They came, won, won again, separated and drifted into solo projects, reunited a decade later and split before the reunion took off, just to reunite again. Or is it? The story of one of the greatest and most influential Hip Hop combos of all time.
The biggest challenge for any artist is probably fame and its inevitable companions: money, envy, and criticism. Whether you are a writer, painter, a musician or even a sportsman – once you are widely recognized and dragged out in the sunlight of appreciation and applause, your life, and perhaps your art, is about to change big time. The German writer Günter Grass once briefed a new shooting star of German literature with the merciful sentence: “Now the time begins when everyone knows your life much better than you do yourself.”
Some people can cope with their new life and public identity, some cant. Some launch a successful career and some fall back into the unmediacovered “darkness” because they cant handle the changes. Some progress and develop, some simply fail.

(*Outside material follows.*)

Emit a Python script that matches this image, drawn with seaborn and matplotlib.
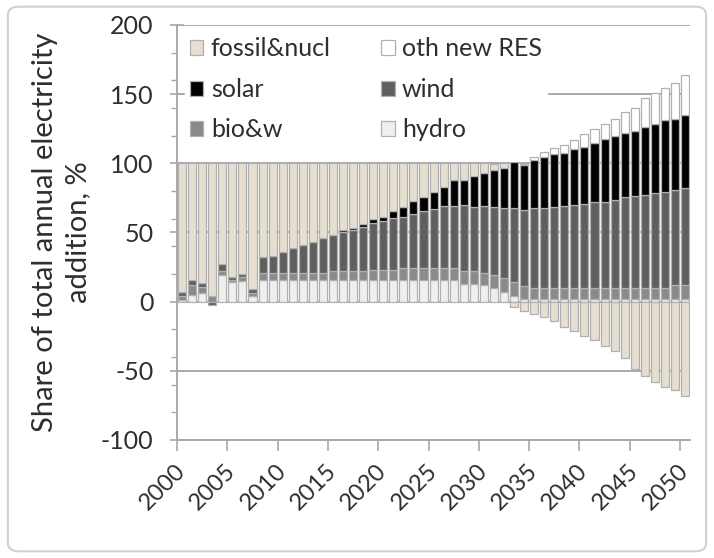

At the beginning of the 90s, a young Hip Hop combo named Digable Planets produced a platin album and a gold single, trophied a Grammy and released yet another album in the following year, “The Blowout Comb” – one of the best albums of that time.
Craig Irving once said: “Hip Hop is a microcosm of what is happening in life.”
According to the love for metaphors, the tiniest worlds and insects, he took the name Doodlebug; his fellow MCs Ishmael Butler and Mary Ann Vieira, who all met in College and later gathered in Brooklyn, also turned into their alter egos Butterfly and Ladybug. Together they released their first record in 1993 on pendulum records, named “Reachin’ (A New Refutation of Time and Space)” One can judge by the name that we are not dealing with the usual Hip Hop language and dogmatism, and Digable Planets were all but usual. They were digging Jazz and mastering the spoken word, demonstrating the organic evolution from one spectrum into the other, from Jazz to Hip Hop, from soul into a new chapter of soul – a fusion of both that can easily be compared with the early Roots work such as Organix and Do you want more?!!!?. No bitch, no Motherfucker, no big words for little nothingness: Intelligent, laid-back rhymes and poetry covered the album in elegant beauty that was new to the world of rap these days and created a new merging sound of the two brothers who go so well together, the sax and the mic.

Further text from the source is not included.